━━━━━ EXERCISE INPUTS

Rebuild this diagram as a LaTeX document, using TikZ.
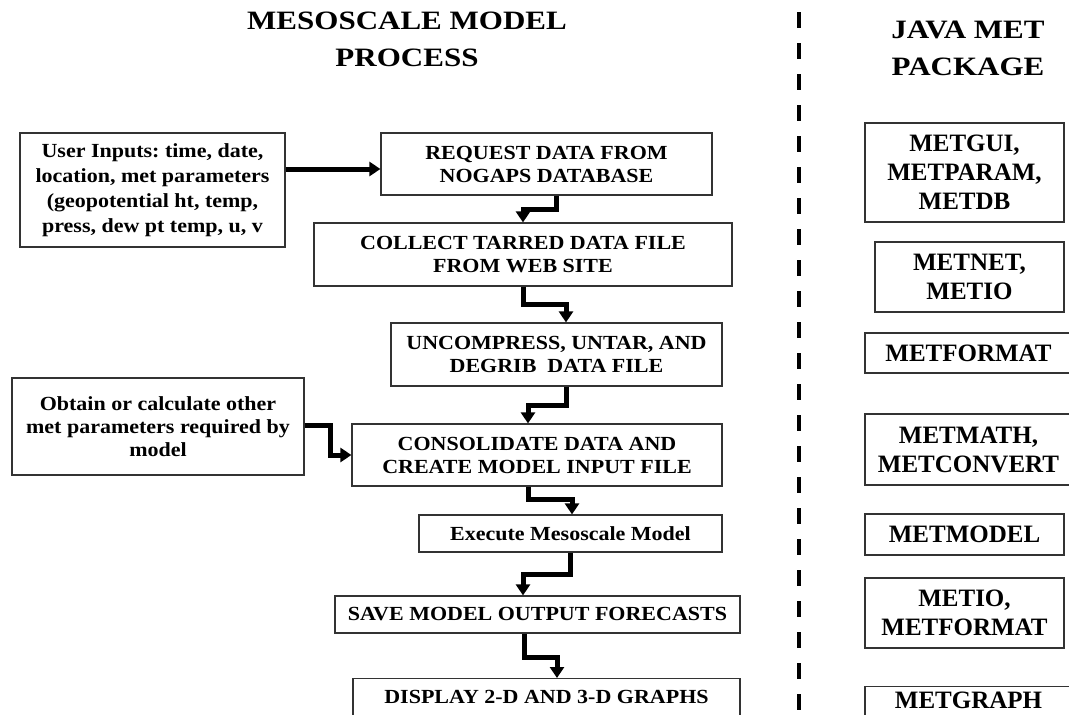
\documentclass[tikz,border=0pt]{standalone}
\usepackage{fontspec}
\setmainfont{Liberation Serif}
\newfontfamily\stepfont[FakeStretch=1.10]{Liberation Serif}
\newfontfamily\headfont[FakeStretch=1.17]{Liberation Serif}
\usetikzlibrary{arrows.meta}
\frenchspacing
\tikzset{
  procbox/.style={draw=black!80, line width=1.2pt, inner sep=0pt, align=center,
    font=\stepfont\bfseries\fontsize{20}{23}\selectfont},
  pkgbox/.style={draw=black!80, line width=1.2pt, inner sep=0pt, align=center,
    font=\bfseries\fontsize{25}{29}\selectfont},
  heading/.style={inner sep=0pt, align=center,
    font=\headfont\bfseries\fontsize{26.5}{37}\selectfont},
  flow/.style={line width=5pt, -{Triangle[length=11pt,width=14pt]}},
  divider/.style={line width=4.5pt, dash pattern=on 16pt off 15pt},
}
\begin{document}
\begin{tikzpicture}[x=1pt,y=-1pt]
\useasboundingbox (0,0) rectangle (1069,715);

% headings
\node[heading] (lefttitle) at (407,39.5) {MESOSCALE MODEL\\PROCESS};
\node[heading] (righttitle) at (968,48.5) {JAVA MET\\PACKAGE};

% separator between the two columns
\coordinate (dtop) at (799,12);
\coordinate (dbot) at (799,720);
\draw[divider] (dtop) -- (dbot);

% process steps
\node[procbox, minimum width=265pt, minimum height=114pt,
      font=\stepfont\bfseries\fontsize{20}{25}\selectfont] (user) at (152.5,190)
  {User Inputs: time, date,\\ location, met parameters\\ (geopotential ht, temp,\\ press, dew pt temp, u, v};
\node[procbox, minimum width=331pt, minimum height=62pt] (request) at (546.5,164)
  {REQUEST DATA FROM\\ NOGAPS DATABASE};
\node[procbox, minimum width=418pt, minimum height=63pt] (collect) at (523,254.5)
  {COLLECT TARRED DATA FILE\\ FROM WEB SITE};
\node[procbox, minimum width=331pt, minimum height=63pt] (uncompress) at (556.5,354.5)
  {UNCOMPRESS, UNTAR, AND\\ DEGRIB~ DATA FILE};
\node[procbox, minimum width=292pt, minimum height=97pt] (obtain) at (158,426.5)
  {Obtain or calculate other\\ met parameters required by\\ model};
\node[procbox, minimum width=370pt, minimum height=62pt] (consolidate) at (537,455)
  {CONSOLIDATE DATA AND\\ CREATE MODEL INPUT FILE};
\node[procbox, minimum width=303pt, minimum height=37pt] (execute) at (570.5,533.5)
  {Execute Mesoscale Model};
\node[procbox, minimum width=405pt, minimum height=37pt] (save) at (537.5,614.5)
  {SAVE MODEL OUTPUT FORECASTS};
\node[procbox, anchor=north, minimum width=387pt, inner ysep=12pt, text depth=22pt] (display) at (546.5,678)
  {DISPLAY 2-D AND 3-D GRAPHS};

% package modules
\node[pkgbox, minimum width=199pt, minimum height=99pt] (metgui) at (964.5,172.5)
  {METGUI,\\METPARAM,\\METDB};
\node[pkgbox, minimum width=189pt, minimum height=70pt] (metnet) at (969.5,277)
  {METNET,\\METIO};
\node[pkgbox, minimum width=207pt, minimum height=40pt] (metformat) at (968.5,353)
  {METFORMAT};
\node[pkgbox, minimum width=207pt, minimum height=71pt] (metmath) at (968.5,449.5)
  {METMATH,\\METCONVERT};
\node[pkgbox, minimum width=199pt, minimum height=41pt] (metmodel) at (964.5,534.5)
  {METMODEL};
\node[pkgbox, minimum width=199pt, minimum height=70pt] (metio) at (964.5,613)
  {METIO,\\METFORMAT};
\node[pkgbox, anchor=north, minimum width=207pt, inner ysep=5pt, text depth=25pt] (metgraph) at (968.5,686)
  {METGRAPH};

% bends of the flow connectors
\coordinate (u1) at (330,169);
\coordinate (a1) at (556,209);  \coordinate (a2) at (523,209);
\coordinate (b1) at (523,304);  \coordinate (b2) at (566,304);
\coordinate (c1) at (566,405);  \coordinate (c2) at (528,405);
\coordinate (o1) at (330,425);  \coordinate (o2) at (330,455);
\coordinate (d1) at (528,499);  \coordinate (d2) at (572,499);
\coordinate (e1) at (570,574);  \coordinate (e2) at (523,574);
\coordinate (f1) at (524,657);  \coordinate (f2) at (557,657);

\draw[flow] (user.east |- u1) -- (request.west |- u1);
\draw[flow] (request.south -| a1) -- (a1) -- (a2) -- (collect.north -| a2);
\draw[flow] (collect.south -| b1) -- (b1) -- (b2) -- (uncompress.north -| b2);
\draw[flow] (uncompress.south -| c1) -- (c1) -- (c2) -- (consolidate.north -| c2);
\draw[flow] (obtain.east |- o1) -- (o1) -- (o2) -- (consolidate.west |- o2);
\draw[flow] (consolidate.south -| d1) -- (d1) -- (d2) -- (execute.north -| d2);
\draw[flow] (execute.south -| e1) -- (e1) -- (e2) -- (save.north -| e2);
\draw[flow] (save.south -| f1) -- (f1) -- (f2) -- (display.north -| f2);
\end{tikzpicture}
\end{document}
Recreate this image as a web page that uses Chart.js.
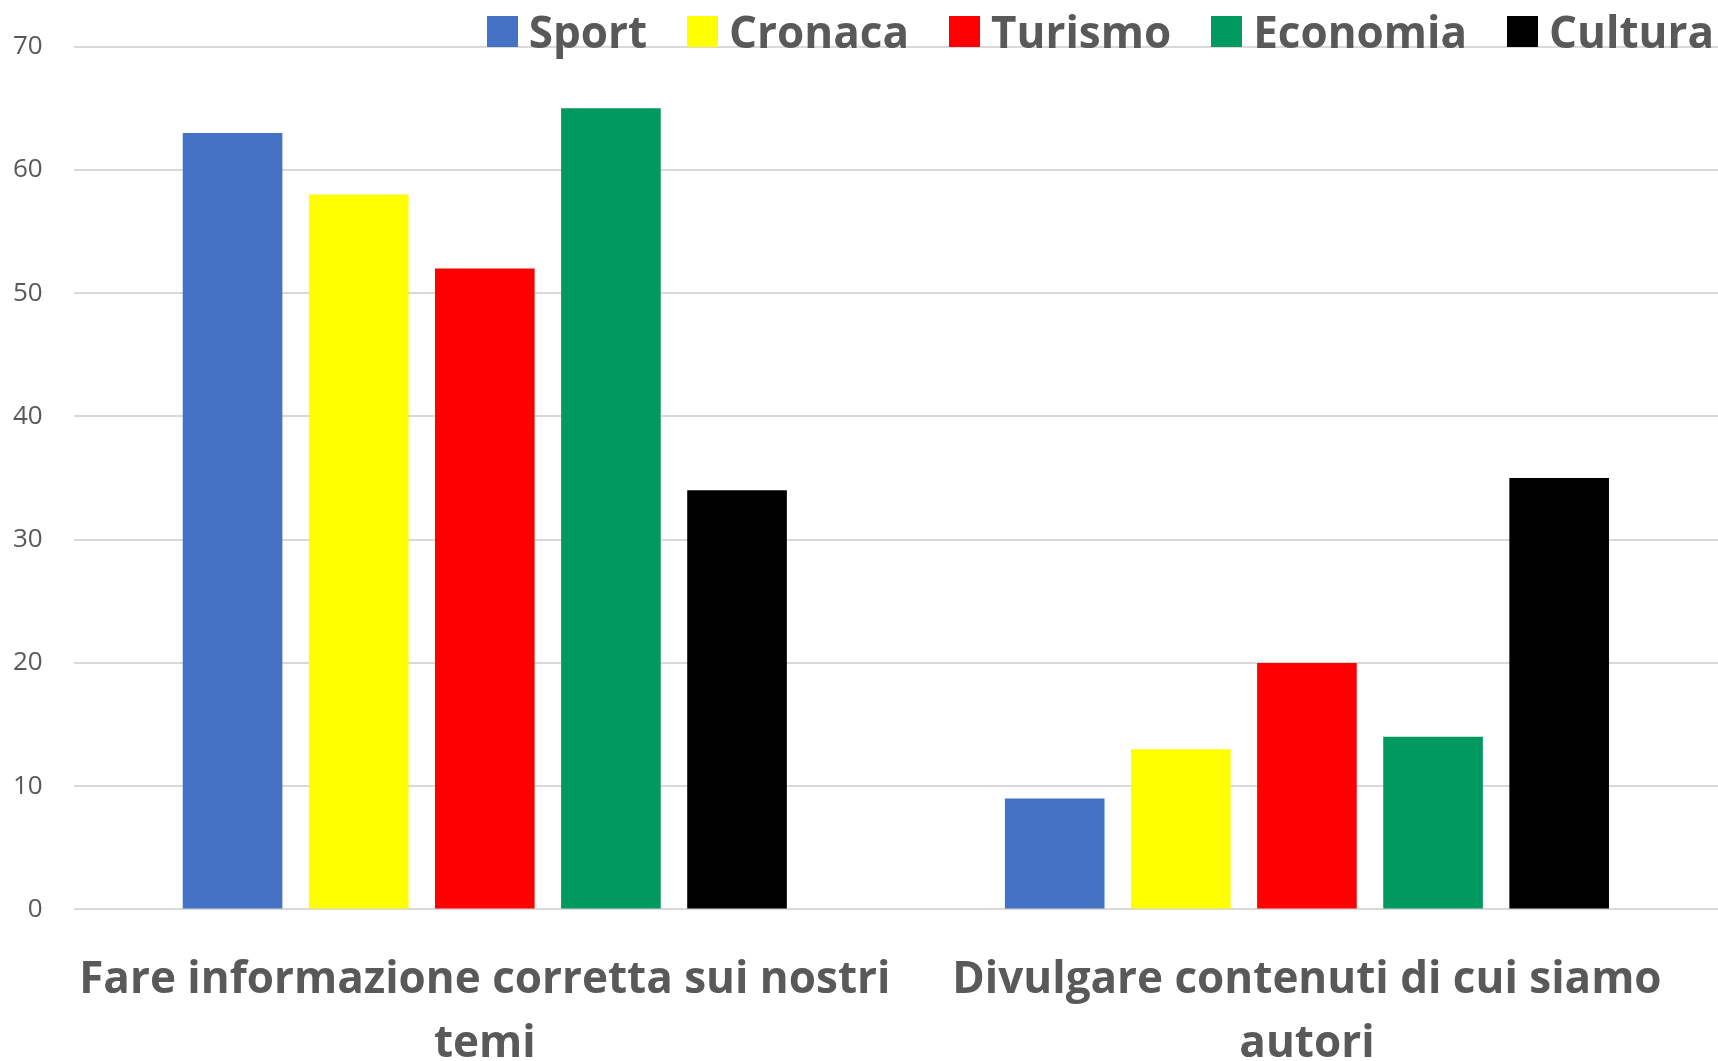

━━━━━━━━━━

# TASK:
The lines from the start of the data through the line that contains "(dtop) -- (dbot);" are to be returned exactly, please, with both ends included and every picture left out.

# THE RESULT:
Rebuild this diagram as a LaTeX document, using TikZ.
\documentclass[tikz,border=0pt]{standalone}
\usepackage{fontspec}
\setmainfont{Liberation Serif}
\newfontfamily\stepfont[FakeStretch=1.10]{Liberation Serif}
\newfontfamily\headfont[FakeStretch=1.17]{Liberation Serif}
\usetikzlibrary{arrows.meta}
\frenchspacing
\tikzset{
  procbox/.style={draw=black!80, line width=1.2pt, inner sep=0pt, align=center,
    font=\stepfont\bfseries\fontsize{20}{23}\selectfont},
  pkgbox/.style={draw=black!80, line width=1.2pt, inner sep=0pt, align=center,
    font=\bfseries\fontsize{25}{29}\selectfont},
  heading/.style={inner sep=0pt, align=center,
    font=\headfont\bfseries\fontsize{26.5}{37}\selectfont},
  flow/.style={line width=5pt, -{Triangle[length=11pt,width=14pt]}},
  divider/.style={line width=4.5pt, dash pattern=on 16pt off 15pt},
}
\begin{document}
\begin{tikzpicture}[x=1pt,y=-1pt]
\useasboundingbox (0,0) rectangle (1069,715);

% headings
\node[heading] (lefttitle) at (407,39.5) {MESOSCALE MODEL\\PROCESS};
\node[heading] (righttitle) at (968,48.5) {JAVA MET\\PACKAGE};

% separator between the two columns
\coordinate (dtop) at (799,12);
\coordinate (dbot) at (799,720);
\draw[divider] (dtop) -- (dbot);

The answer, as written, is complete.